Boyd D. Beagley, director of pre-service training, Church Educational System. The Brethren have counseled that before a wife or a child is to receive any Church calling, the ecclesiastical leaders discuss the call with the husband and receive his consent to issue the call. Because the wife has such an important role in teaching, training, and helping the children, in addition to organizing and keeping the home in order, it is important that the husband give his support and consent when a calling is issued to his wife. Callings in the Church often require a united family effort, and it is important that full support be given by all family members. It is the father who has the responsibility to see that this occurs.
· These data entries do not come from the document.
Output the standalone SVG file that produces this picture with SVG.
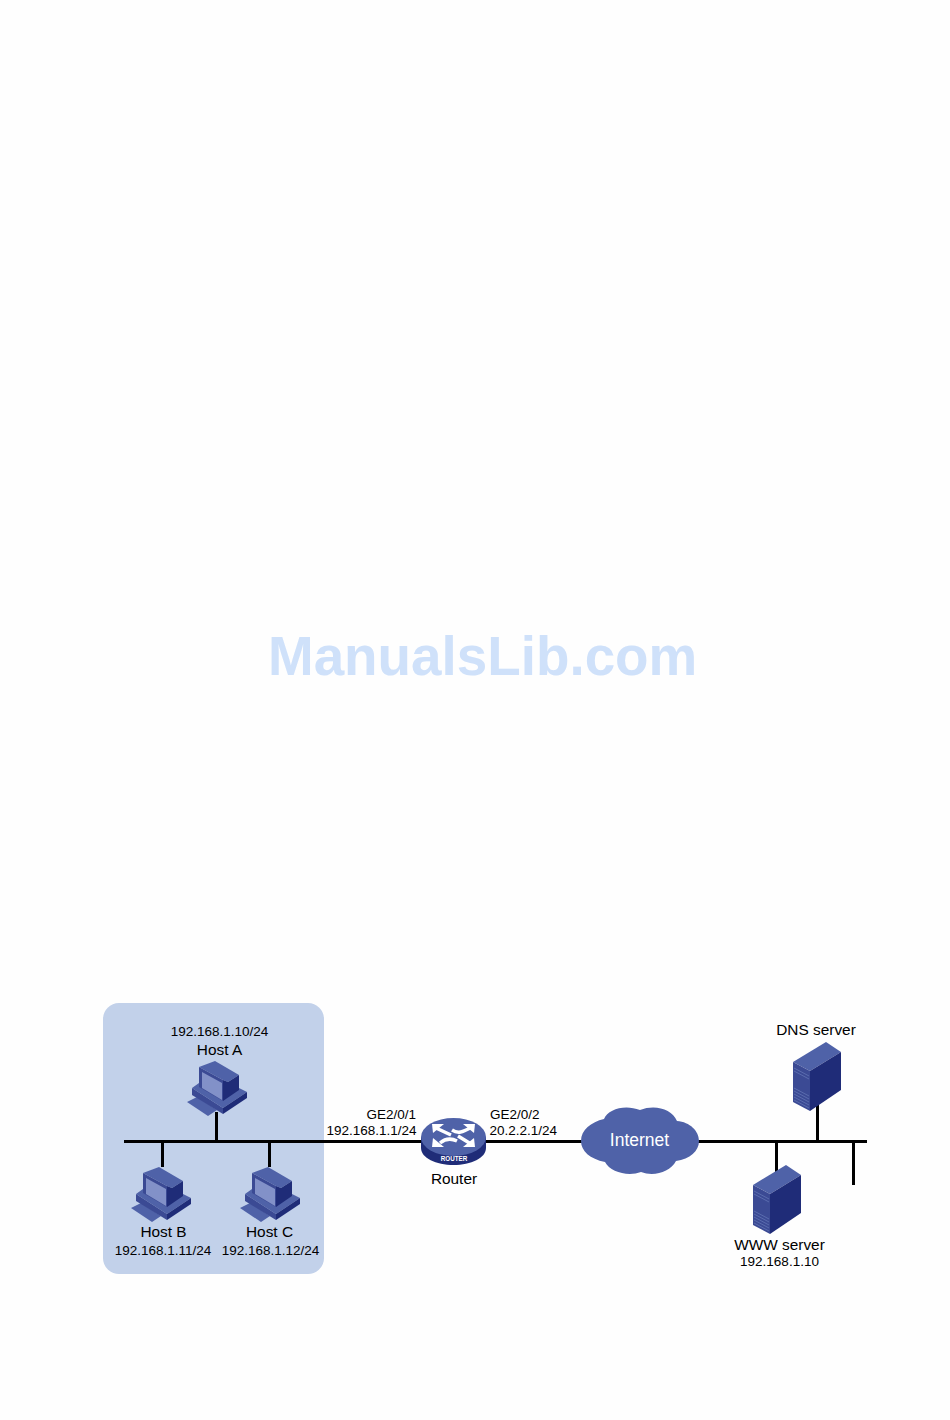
<svg xmlns="http://www.w3.org/2000/svg" width="950" height="1420" viewBox="0 0 950 1420">
<style>
text{font-family:"Liberation Sans",Arial,sans-serif;fill:#000}
.s{font-size:13.5px}
.l{font-size:15.4px}
.m{text-anchor:middle}
.e{text-anchor:end}
.wire{stroke:#000;stroke-width:3;fill:none}
.top{fill:#4f62a8}
.front{fill:#3b4a94}
.side{fill:#1f2c78}
.screen{fill:#8291c8}
.arrow{fill:#fff}
.shaft{fill:none;stroke:#fff;stroke-width:3.500}
.grill{fill:none;stroke:#5a6cae;stroke-width:1}
</style>
<defs>
<g id="pc">
<polygon class="top" points="0,41 10,36 30,49 21,55"/>
<polygon class="top" points="5,27 12,22 36,37 52,27 60,31 36,47"/>
<polygon class="front" points="5,27 36,47 36,53 5,34"/>
<polygon class="side" points="36,47 60,31 60,37 36,53"/>
<polygon class="top" points="12,6 28,0 52,14 41,21 36,19"/>
<polygon class="side" points="36,19 41,21 52,14 52,29 36,40"/>
<polygon class="front" points="12,6 36,19 36,40 12,26"/>
<polygon class="screen" points="15,11 35,22 35,39 15,27"/>
</g>
<g id="srv">
<polygon class="top" points="0,20 33,0 48,10 17,29"/>
<polygon class="side" points="17,29 48,10 48,48 17,69"/>
<polygon class="front" points="0,20 17,29 17,69 0,60"/>
<path class="grill" d="M1,26L16,34M1,29L16,37M1,46L16,54M1,49L16,57M1,52L16,60M1,55L16,63M1,58L16,66"/>
</g>
</defs>
<rect width="950" height="1420" fill="#fefefe"/>
<text id="watermark" x="268" y="675" font-size="54.800" font-weight="bold" style="fill:#cfe1fa">ManualsLib.com</text>
<rect id="lan" x="103" y="1003" width="221" height="271" rx="16" fill="#c2d1ea"/>
<g id="connectors" class="wire">
<line x1="124" y1="1141.500" x2="867" y2="1141.500"/>
<line x1="216.500" y1="1112" x2="216.500" y2="1141"/>
<line x1="162.500" y1="1141" x2="162.500" y2="1167"/>
<line x1="269.500" y1="1141" x2="269.500" y2="1167"/>
<line x1="817.500" y1="1105" x2="817.500" y2="1141"/>
<line x1="776.500" y1="1141" x2="776.500" y2="1172"/>
<line x1="853.500" y1="1141" x2="853.500" y2="1185"/>
</g>
<g id="hostA"><use href="#pc" x="187" y="1061"/>
<text class="s m" x="219.500" y="1036">192.168.1.10/24</text><text class="l m" x="219.500" y="1055">Host A</text></g>
<g id="hostB"><use href="#pc" x="131" y="1167"/>
<text class="l m" x="163.500" y="1237">Host B</text><text class="s m" x="163" y="1255">192.168.1.11/24</text></g>
<g id="hostC"><use href="#pc" x="240" y="1167"/>
<text class="l m" x="269.500" y="1237">Host C</text><text class="s m" x="270.500" y="1255">192.168.1.12/24</text></g>
<g id="router">
<path d="M421,1137V1148C421,1158 436,1165 453.500,1165S486,1158 486,1148V1137Z" fill="#1f2c78"/>
<ellipse cx="453.500" cy="1137" rx="32.500" ry="19" fill="#4f62a8"/>
<g class="arrow">
<polygon points="432,1124 444,1124 433,1133"/>
<polygon points="475,1124 463,1124 474,1133"/>
<polygon points="432,1147 444,1147 433,1138"/>
<polygon points="475,1147 463,1147 474,1138"/>
</g>
<path class="shaft" d="M436,1128L451,1135M452,1130C458,1134 463,1132 470,1128M440,1143C446,1138 451,1138 457,1141M458,1136L471,1144"/>
<text x="454" y="1161" font-size="6.300" font-weight="bold" text-anchor="middle" style="fill:#fff">ROUTER</text>
<text class="l m" x="454" y="1184">Router</text>
</g>
<g id="labels">
<text class="s e" x="416" y="1119">GE2/0/1</text>
<text class="s e" x="416.500" y="1135">192.168.1.1/24</text>
<text class="s" x="490" y="1119">GE2/0/2</text>
<text class="s" x="489.500" y="1135">20.2.2.1/24</text>
</g>
<g id="internet">
<path d="M604,1119C608,1109 625,1104 640,1110C655,1104 672,1109 677,1121C690,1122 699,1131 699,1141C699,1151 690,1159 676,1161C670,1172 654,1177 641,1172C628,1177 610,1172 605,1162C590,1159 581,1151 581,1141C581,1130 591,1122 604,1119Z" fill="#4f62a8"/>
<text x="639.500" y="1146" font-size="17.500" text-anchor="middle" style="fill:#fff">Internet</text>
</g>
<g id="dns"><use href="#srv" x="793" y="1042"/><text class="l m" x="816" y="1035">DNS server</text></g>
<g id="www"><use href="#srv" x="753" y="1165"/>
<text class="l m" x="779.500" y="1250">WWW server</text><text class="s m" x="779.500" y="1266">192.168.1.10</text></g>
</svg>
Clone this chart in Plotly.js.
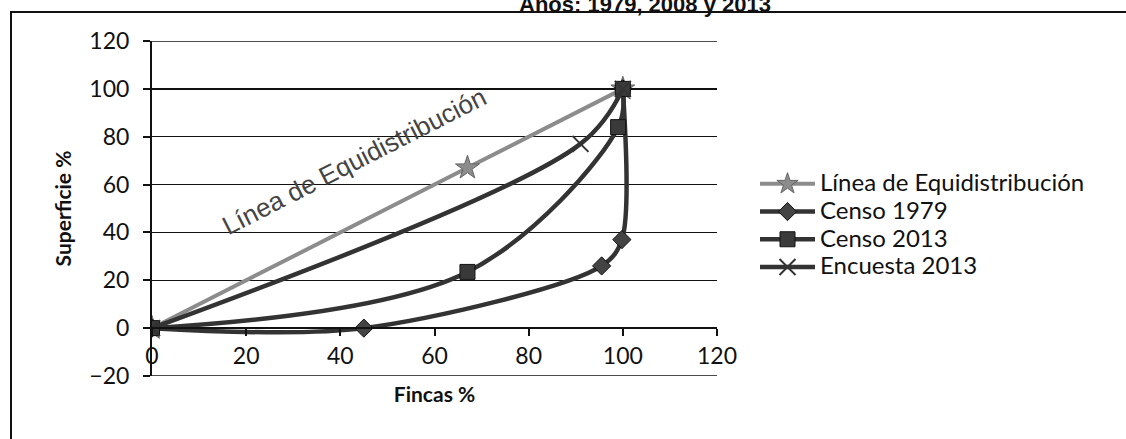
<!DOCTYPE html>
<html>
<head>
<meta charset="utf-8">
<script src="https://cdn.plot.ly/plotly-3.0.1.min.js"></script>
<style>html,body{margin:0;padding:0;background:#fff;}#chart{width:1126px;height:439px;}</style>
</head>
<body>
<div id="chart"></div>
<script>
const seriesNames = ["Línea de Equidistribución", "Censo 1979", "Censo 2013", "Encuesta 2013"];
const equiX = [0, 67, 100];
const equiY = [0, 67, 100];
const censo1979X = [0, 45, 95.5, 99.8, 100];
const censo1979Y = [0, 0, 26, 37, 100];
const censo2013X = [0, 67, 99, 100];
const censo2013Y = [0, 23.5, 84, 100];
const encuestaX = [0, 91, 100];
const encuestaY = [0, 77, 100];
const xRange = [0, 120];
const yRange = [-20, 120];
const titleText = "Años: 1979, 2008 y 2013";
const xTitle = "Fincas %";
const yTitle = "Superficie %";
const lineLabel = "Línea de Equidistribución";

const F = "Lato, 'Open Sans', sans-serif";
const dark = "#333333";
const gray = "#8c8c8c";
const legName = s => '<span style="font-size:24px">' + s + '</span>';

const traces = [
  {x: equiX, y: equiY, name: legName(seriesNames[0]), mode: "lines+markers",
   line: {color: gray, width: 4, shape: "spline"},
   marker: {symbol: "star", size: 18, color: gray, line: {color: "#666", width: 1}}},
  {x: censo1979X, y: censo1979Y, name: legName(seriesNames[1]), mode: "lines+markers",
   line: {color: dark, width: 4.5, shape: "spline", smoothing: 0.9},
   marker: {symbol: "diamond", size: 14, color: "#444", line: {color: "#111", width: 1}}},
  {x: censo2013X, y: censo2013Y, name: legName(seriesNames[2]), mode: "lines+markers",
   line: {color: dark, width: 4.5, shape: "spline", smoothing: 1},
   marker: {symbol: "square", size: 15, color: "#3a3a3a", line: {color: "#111", width: 1}}},
  {x: encuestaX, y: encuestaY, name: legName(seriesNames[3]), mode: "lines+markers",
   line: {color: dark, width: 4.5, shape: "spline", smoothing: 1},
   marker: {symbol: "x-thin-open", size: 16, color: dark, line: {color: dark, width: 2}}}
];

const W = 1126, H = 439, L = 152, R = 409, T = 41, B = 63;
const pw = W - L - R, ph = H - T - B;
const px = X => (X - L) / pw;
const py = Y => (H - B - Y) / ph;

const edgeGrid = yRange.map(v => ({
  type: "line", xref: "paper", yref: "y", x0: 0, x1: 1, y0: v, y1: v,
  line: {color: "#111", width: 1.5}, layer: "below"
}));

const layout = {
  width: W, height: H,
  margin: {l: L, r: R, t: T, b: B, pad: 0},
  paper_bgcolor: "#fff", plot_bgcolor: "#fff",
  showlegend: true,
  hovermode: false,
  font: {family: F, color: "#111"},
  xaxis: {
    range: xRange, dtick: 20, tick0: 0,
    anchor: "free", position: (0 - yRange[0]) / (yRange[1] - yRange[0]),
    showline: true, linecolor: "#111", linewidth: 2,
    ticks: "outside", ticklen: 7, tickwidth: 2, tickcolor: "#111",
    showgrid: false, zeroline: false,
    tickfont: {family: F, size: 23, color: "#111"},
    title: {text: "<b>" + xTitle + "</b>", font: {family: F, size: 21, color: "#111"}, standoff: 19}
  },
  yaxis: {
    range: yRange, dtick: 20, tick0: 0,
    showline: true, linecolor: "#111", linewidth: 2,
    ticks: "outside", ticklen: 7, tickwidth: 2, tickcolor: "#111",
    ticklabelstandoff: 9,
    showgrid: true, gridcolor: "#111", gridwidth: 1.5,
    zeroline: false,
    tickfont: {family: F, size: 23, color: "#111"},
    title: {text: "<b>" + yTitle + "</b>", font: {family: F, size: 21, color: "#111"}, standoff: 12}
  },
  legend: {
    x: px(755), y: py(165), xanchor: "left", yanchor: "top",
    font: {family: F, size: 19, color: "#111"},
    itemwidth: 55, bgcolor: "rgba(0,0,0,0)", borderwidth: 0
  },
  annotations: [
    {text: "<b>" + titleText + "</b>", xref: "paper", yref: "paper",
     x: px(645), y: py(19), xanchor: "center", yanchor: "bottom", showarrow: false,
     font: {family: "'Liberation Sans', Arial, sans-serif", size: 22, color: "#111"}},
    {text: lineLabel, xref: "x", yref: "y", x: 43, y: 70, showarrow: false,
     textangle: -27, font: {family: "'Liberation Sans', Arial, sans-serif", size: 26, color: "#444"}}
  ],
  shapes: [
    {type: "rect", xref: "paper", yref: "paper", x0: px(11), x1: px(1140), y0: py(12), y1: py(450),
     line: {color: "#111", width: 2}, fillcolor: "rgba(0,0,0,0)", layer: "below"}
  ].concat(edgeGrid)
};

Plotly.newPlot("chart", traces, layout, {displayModeBar: false, staticPlot: true});
</script>
</body>
</html>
In the Church, a father has the responsibility of being the “patriarch” of his family. This means he is to be the person, in consultation with his wife, who brings order and harmony to the home. If this is not done, each family member can all too easily be pulled away from the family-centered life-style by various outside influences, causing serious damage to the unity and effectiveness of the family unit.
Paul has given counsel in Ephesians 5:22–25 [Eph. 5:22–25]: “Wives, submit yourselves unto your own husbands, as unto the Lord. For the husband is the head of the wife, even as Christ is the head of the church: and he is the saviour of the body. Therefore as the church is subject unto Christ, so let the wives be to their own husbands in every thing. Husbands, love your wives, even as Christ also loved the church, and gave himself for it.”
Paul’s statement is very emphatic concerning the father presiding over the family in righteousness. One of the prerequisites for presiding righteously is that the husband do his utmost to love his wife as Christ loved the Church. As this occurs, we do not find unrighteous dominion by the father.
Therefore, when a man is called to a position in the Church, the Brethren have counseled that the wife should be asked if she can support her husband in the new position. Having personally conducted these interviews many times, I have asked the wives to feel free to express their feelings, and often they do. I cannot recall having a wife say that she would not support her husband. However, some have told of busy schedules, or other circumstances that may have an impact on the calling. This information has been welcome and helpful.
When the father is functioning as the patriarch of his family, striving to love his wife as Christ loves the Church, presiding with faith and confidence, and trying to fulfill his responsibility by seeing that love, harmony, and support of gospel principles are always present, the home will ever feel the presence of our Father in Heaven.